While the ANZAC forces suffered huge losses on the Turkish peninsula in 1915, the Irish sacrifice in this campaign is often overlooked. And yet 4,000 Irishmen died at Gallipoli. A play currently running at Collins Barracks in Dublin – Pals: The Irish at Gallipoli – captures the essence of this Irish contribution.
But for those who want to see the place for themselves there are
plenty of options, either by travelling independently (Turkish Airlines fly daily to Istanbul from Dublin), or by signing up for an organised tour. Group Travel International (gti-ireland.com), for example, have a week-long tour in October that takes in both Istanbul and the Gallipoli area, with visits to Suvla Bay, Anzac Cove and V Beach, where many Irish died trying to land.

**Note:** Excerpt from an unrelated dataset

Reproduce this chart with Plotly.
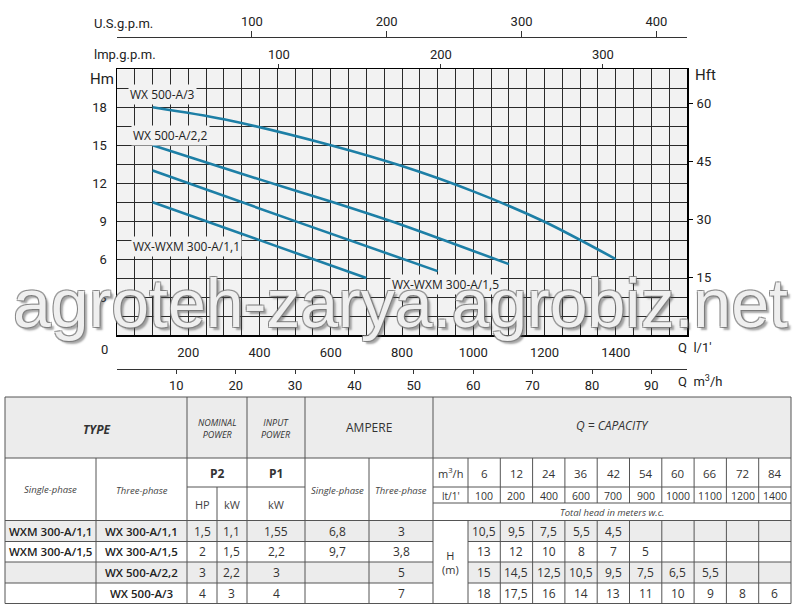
import plotly.graph_objects as go

# ---------------- data ----------------
# table: capacity points
q_lpm = [100, 200, 400, 600, 700, 900, 1000, 1100, 1200, 1400]
q_m3h = [6, 12, 24, 36, 42, 54, 60, 66, 72, 84]

# table: total head (m) per model
head_300_11 = [10.5, 9.5, 7.5, 5.5, 4.5]
head_300_15 = [13, 12, 10, 8, 7, 5]
head_500_22 = [15, 14.5, 12.5, 10.5, 9.5, 7.5, 6.5, 5.5]
head_500_3 = [18, 17.5, 16, 14, 13, 11, 10, 9, 8, 6]
heads = [head_300_11, head_300_15, head_500_22, head_500_3]

# curves (Q in l/min, H in m)
curve_q_300_11 = [100, 400, 700]
curve_h_300_11 = [10.5, 7.5, 4.5]
curve_q_300_15 = [100, 500, 900]
curve_h_300_15 = [13, 9, 5.05]
curve_q_500_22 = [100, 400, 600, 800, 1100]
curve_h_500_22 = [15, 12.3, 10.55, 8.7, 5.6]
curve_q_500_3 = [100, 300, 600, 800, 1000, 1200, 1400]
curve_h_500_3 = [18, 17.05, 15, 13.35, 11.35, 8.95, 6.0]
curves = [(curve_q_300_11, curve_h_300_11), (curve_q_300_15, curve_h_300_15),
          (curve_q_500_22, curve_h_500_22), (curve_q_500_3, curve_h_500_3)]

curve_labels = ["WX-WXM 300-A/1,1", "WX-WXM 300-A/1,5", "WX 500-A/2,2", "WX 500-A/3"]

models_single = ["WXM 300-A/1,1", "WXM 300-A/1,5", "", ""]
models_three = ["WX 300-A/1,1", "WX 300-A/1,5", "WX 500-A/2,2", "WX 500-A/3"]
p2_hp = ["1,5", "2", "3", "4"]
p2_kw = ["1,1", "1,5", "2,2", "3"]
p1_kw = ["1,55", "2,2", "3", "4"]
amp_single = ["6,8", "9,7", "", ""]
amp_three = ["3", "3,8", "5", "7"]

q_lpm_ticks = [200, 400, 600, 800, 1000, 1200, 1400]
q_m3h_ticks = [10, 20, 30, 40, 50, 60, 70, 80, 90]
us_gpm_ticks = [100, 200, 300, 400]
imp_gpm_ticks = [100, 200, 300]
hm_ticks = [3, 6, 9, 12, 15, 18]
hft_ticks = [15, 30, 45, 60]

# unit conversions
L_PER_USGAL = 3.785411784
L_PER_IMPGAL = 4.54609
M_PER_FT = 0.3048

# ---------------- layout constants ----------------
W, H = 800, 610
Q_MAX = 1600
H_MAX = 21
GRID_Q = 50
GRID_H = 1.5
FONT = "Roboto"
TFONT = "Open Sans"
CURVE_COLOR = "#1d7fa6"
GRID_COLOR = "#2a2a2a"
TXT = "#222222"


def px(x):
    return x / W


def py(y):
    return 1 - y / H


def fmt(v):
    return ("%g" % v).replace(".", ",")


X0, X1 = 117, 687
Y0, Y1 = 69.3, 335

fig = go.Figure()

for (cq, ch), name in zip(curves, curve_labels):
    fig.add_trace(go.Scatter(
        x=cq, y=ch, mode="lines", name=name,
        line=dict(color=CURVE_COLOR, width=2.6, shape="spline", smoothing=0.8),
        hoverinfo="skip", showlegend=False))

# dummy traces to register secondary axes
fig.add_trace(go.Scatter(x=[None], y=[None], xaxis="x", yaxis="y2", showlegend=False))
fig.add_trace(go.Scatter(x=[None], y=[None], xaxis="x2", yaxis="y", showlegend=False))
fig.add_trace(go.Scatter(x=[None], y=[None], xaxis="x3", yaxis="y", showlegend=False))
fig.add_trace(go.Scatter(x=[None], y=[None], xaxis="x4", yaxis="y", showlegend=False))

n_qgrid = int(Q_MAX / GRID_Q) + 1
q_grid = [i * GRID_Q for i in range(n_qgrid)]
q_text = [str(v) if v in q_lpm_ticks else " " for v in q_grid]
n_hgrid = int(round(H_MAX / GRID_H)) + 1
h_grid = [i * GRID_H for i in range(n_hgrid)]
h_text = [("%g" % v) if v in hm_ticks else " " for v in h_grid]

tick_font = dict(family=FONT, size=13, color=TXT)

fig.update_layout(
    width=W, height=H, autosize=False,
    margin=dict(l=0, r=0, t=0, b=0, pad=0, autoexpand=False),
    paper_bgcolor="white",
    plot_bgcolor="#f2f2f2",
    showlegend=False,
    xaxis=dict(domain=[px(X0), px(X1)], range=[0, Q_MAX], tickmode="array",
               tickvals=q_grid, ticktext=q_text, tickangle=0, showgrid=True,
               gridcolor=GRID_COLOR, gridwidth=1, zeroline=False, showline=True,
               linecolor="black", linewidth=1.5, mirror=True, ticks="",
               tickfont=tick_font, ticklabelstandoff=5, fixedrange=True,
               automargin=False),
    yaxis=dict(domain=[py(Y1), py(Y0)], range=[0, H_MAX], tickmode="array",
               tickvals=h_grid, ticktext=h_text, showgrid=True, gridcolor=GRID_COLOR,
               gridwidth=1, zeroline=False, showline=True, linecolor="black",
               linewidth=1.5, mirror=True, ticks="", tickfont=tick_font,
               ticklabelstandoff=6, fixedrange=True, automargin=False),
    yaxis2=dict(overlaying="y", side="right", anchor="x", range=[0, H_MAX / M_PER_FT],
                tickmode="array", tickvals=hft_ticks, showgrid=False, zeroline=False,
                showline=False, ticks="outside", ticklen=5, tickcolor="black",
                tickfont=tick_font, ticklabelstandoff=1, fixedrange=True,
                automargin=False),
    xaxis2=dict(overlaying="x", side="top", anchor="free", position=py(37),
                range=[0, Q_MAX / L_PER_USGAL], tickmode="array", tickvals=us_gpm_ticks,
                tickangle=0, showgrid=False, zeroline=False, showline=True,
                linecolor="#333", linewidth=1, ticks="outside", ticklen=6,
                tickcolor="#333", tickfont=tick_font, fixedrange=True, automargin=False),
    xaxis3=dict(overlaying="x", side="top", anchor="y",
                range=[0, Q_MAX / L_PER_IMPGAL], tickmode="array", tickvals=imp_gpm_ticks,
                tickangle=0, showgrid=False, zeroline=False, showline=False,
                ticks="outside", ticklen=4, tickcolor="#333", tickfont=tick_font,
                fixedrange=True, automargin=False),
    xaxis4=dict(overlaying="x", side="bottom", anchor="free", position=py(369),
                range=[0, Q_MAX * 60 / 1000], tickmode="array", tickvals=q_m3h_ticks,
                tickangle=0, showgrid=False, zeroline=False, showline=True,
                linecolor="#333", linewidth=1, ticks="outside", ticklen=4,
                tickcolor="#333", tickfont=tick_font, fixedrange=True, automargin=False),
)

ann = []


def text(x, y, s, size=13, family=FONT, color=TXT, xanchor="center", **kw):
    ann.append(dict(x=px(x), y=py(y), xref="paper", yref="paper", text=s,
                    showarrow=False, xanchor=xanchor, yanchor="middle",
                    font=dict(family=family, size=size, color=color, **kw)))


# axis titles
text(92, 24, "U.S.g.p.m.", xanchor="left")
text(92, 55, "lmp.g.p.m.", xanchor="left")
text(88, 79, "Hm", size=15, xanchor="left")
text(693, 75, "Hft", size=15, xanchor="left")
text(104, 349, "0")
text(676, 347, "Q  l/1'", xanchor="left")
text(676, 381, "Q  m<sup>3</sup>/h", xanchor="left")

# curve labels (data coordinates)
label_pos = [(195, 6.96), (921, 4.03), (149, 15.8), (129, 18.97)]
for name, (lx, ly) in zip(curve_labels, label_pos):
    ann.append(dict(x=lx, y=ly, xref="x", yref="y", text=name, showarrow=False,
                    bgcolor="#f2f2f2", borderpad=1,
                    font=dict(family=TFONT, size=12, color="#222")))

# ---------------- table ----------------
shapes = []
QX = [468 + i * (791 - 468) / 10 for i in range(11)]
DY = [520.5, 541.5, 562, 583, 603.5]
LINE = dict(color="#555555", width=1)
FILL = "#ececec"


def rect(x0, y0, x1, y1, fill):
    shapes.append(dict(type="rect", xref="paper", yref="paper", x0=px(x0), x1=px(x1),
                       y0=py(y1), y1=py(y0), fillcolor=fill, line=dict(width=0),
                       layer="below"))


def hline(x0, x1, y):
    shapes.append(dict(type="line", xref="paper", yref="paper", x0=px(x0), x1=px(x1),
                       y0=py(y), y1=py(y), line=LINE))


def vline(x, y0, y1):
    shapes.append(dict(type="line", xref="paper", yref="paper", x0=px(x), x1=px(x),
                       y0=py(y0), y1=py(y1), line=LINE))


# fills
rect(5, 397, 791, 458, FILL)
for i in (0, 2):
    rect(5, DY[i], 433, DY[i + 1], FILL)
    rect(468, DY[i], 791, DY[i + 1], FILL)

# horizontal lines
hline(5, 791, 397)
hline(5, 791, 458)
hline(187, 305, 487)
hline(433, 791, 487)
hline(433, 791, 503)
hline(5, 791, 520.5)
for y in DY[1:-1]:
    hline(5, 433, y)
    hline(468, 791, y)
hline(5, 791, 603.5)

# vertical lines
vline(5, 397, 603.5)
vline(791, 397, 603.5)
vline(96, 458, 603.5)
vline(187, 397, 603.5)
vline(217, 487, 603.5)
vline(247, 397, 603.5)
vline(305, 397, 603.5)
vline(369, 458, 603.5)
vline(433, 397, 603.5)
for x in QX[:-1]:
    vline(x, 458, 503)
    vline(x, 520.5, 603.5)

# header texts
text(96, 429, "<b><i>TYPE</i></b>", size=12, family=TFONT, color="#333")
text(217, 428, "<i>NOMINAL<br>POWER</i>", size=9, family=TFONT, color="#333")
text(276, 428, "<i>INPUT<br>POWER</i>", size=9, family=TFONT, color="#333")
text(369, 427, "AMPERE", size=12, family=TFONT, color="#333")
text(612, 425, "<i>Q = CAPACITY</i>", size=12, family=TFONT, color="#333")

text(50.5, 489, "<i>Single-phase</i>", size=9.5, family=TFONT, color="#444")
text(141.5, 490, "<i>Three-phase</i>", size=9.5, family=TFONT, color="#444")
text(217, 473, "<b>P2</b>", size=12, family=TFONT, color="#333")
text(276, 473, "<b>P1</b>", size=12, family=TFONT, color="#333")
text(202, 504, "HP", size=11, family=TFONT, color="#444")
text(232, 504, "kW", size=11, family=TFONT, color="#444")
text(276, 504, "kW", size=11, family=TFONT, color="#444")
text(337, 490, "<i>Single-phase</i>", size=9.5, family=TFONT, color="#444")
text(401, 490, "<i>Three-phase</i>", size=9.5, family=TFONT, color="#444")

text(450.5, 473, "m<sup>3</sup>/h", size=11, family=TFONT, color="#333")
text(450.5, 495.5, "lt/1'", size=10, family=TFONT, color="#333")
for i, (qm, ql) in enumerate(zip(q_m3h, q_lpm)):
    cx = (QX[i] + QX[i + 1]) / 2
    text(cx, 473, str(qm), size=11.5, family=TFONT, color="#333")
    text(cx, 495.5, str(ql), size=10.5, family=TFONT, color="#333")
text(612, 512, "<i>Total head in meters w.c.</i>", size=9.5, family=TFONT, color="#444")
text(450.5, 562, "H<br>(m)", size=11, family=TFONT, color="#333")

for r in range(4):
    cy = (DY[r] + DY[r + 1]) / 2
    if models_single[r]:
        text(50.5, cy, models_single[r], size=11.5, family=TFONT, color="#222", weight=600)
    text(141.5, cy, models_three[r], size=11.5, family=TFONT, color="#222", weight=600)
    text(202, cy, p2_hp[r], size=12, family=TFONT, color="#333")
    text(232, cy, p2_kw[r], size=12, family=TFONT, color="#333")
    text(276, cy, p1_kw[r], size=12, family=TFONT, color="#333")
    if amp_single[r]:
        text(337, cy, amp_single[r], size=12, family=TFONT, color="#333")
    text(401, cy, amp_three[r], size=12, family=TFONT, color="#333")
    for i, hv in enumerate(heads[r]):
        cx = (QX[i] + QX[i + 1]) / 2
        text(cx, cy, fmt(hv), size=12, family=TFONT, color="#333")

# watermark
ann.append(dict(x=0.5, y=py(303), xref="paper", yref="paper",
                text="agroteh-zarya.agrobiz.net", showarrow=False,
                xanchor="center", yanchor="middle",
                font=dict(family="Liberation Sans", size=68,
                          color="rgba(255,255,255,0.88)",
                          shadow="-1px -1px 0 rgba(120,120,120,0.8), 1px -1px 0 rgba(120,120,120,0.8), -1px 1px 0 rgba(120,120,120,0.8), 1px 1px 0 rgba(120,120,120,0.8), 3px 3px 2px rgba(70,70,70,0.55)")))

fig.update_layout(annotations=ann, shapes=shapes)

fig.write_html("out.html", config={"displayModeBar": False, "staticPlot": True},
               post_script="document.body.style.margin='0px';document.body.style.overflow='hidden';")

I made my way here on a 10-hour bus journey from Istanbul over 30 years ago. It’s a lot speedier nowadays. The main town here is Çanakkale which overlooks the Dardanelles strait with Gallipoli on the other side, a short ferry ride away. Three decades ago Çanakkale was a bit down at heel and little more than a launch-pad location for visiting either Gallipoli or the ancient site of Troy – on the same bank of the Dardanelles.
Nowadays it’s a small city in its own right, with a university and a 21st-century vibrancy. If you travel independently, then it is the best place to stay because you will also be able to visit Troy easily from here – it’s only 25km away. Troy is a huge archaeological park and a new museum is set to open there this summer.
When I visited, the most striking thing was the giant wooden replica of the Trojan Horse – it’s still there.
The other memorable thing was the waiter in a hotel, out in the sticks, on the Gallipoli peninsula. Discovering I was Irish when serving dinner, his face lit up instantly and he asked me excitedly: ‘Do you know John Logan?’ John Logan? No. And then the penny dropped – he meant Johnny Logan who had won Eurovision three years earlier and who spent a lot of time working in Turkey back then. For Johnny Logan, Gallipoli was a place of welcome, a spot he returned to time and again. But for all his fellow Irishmen commemorated on memorials on this peninsula it was a final resting place. They never saw home again.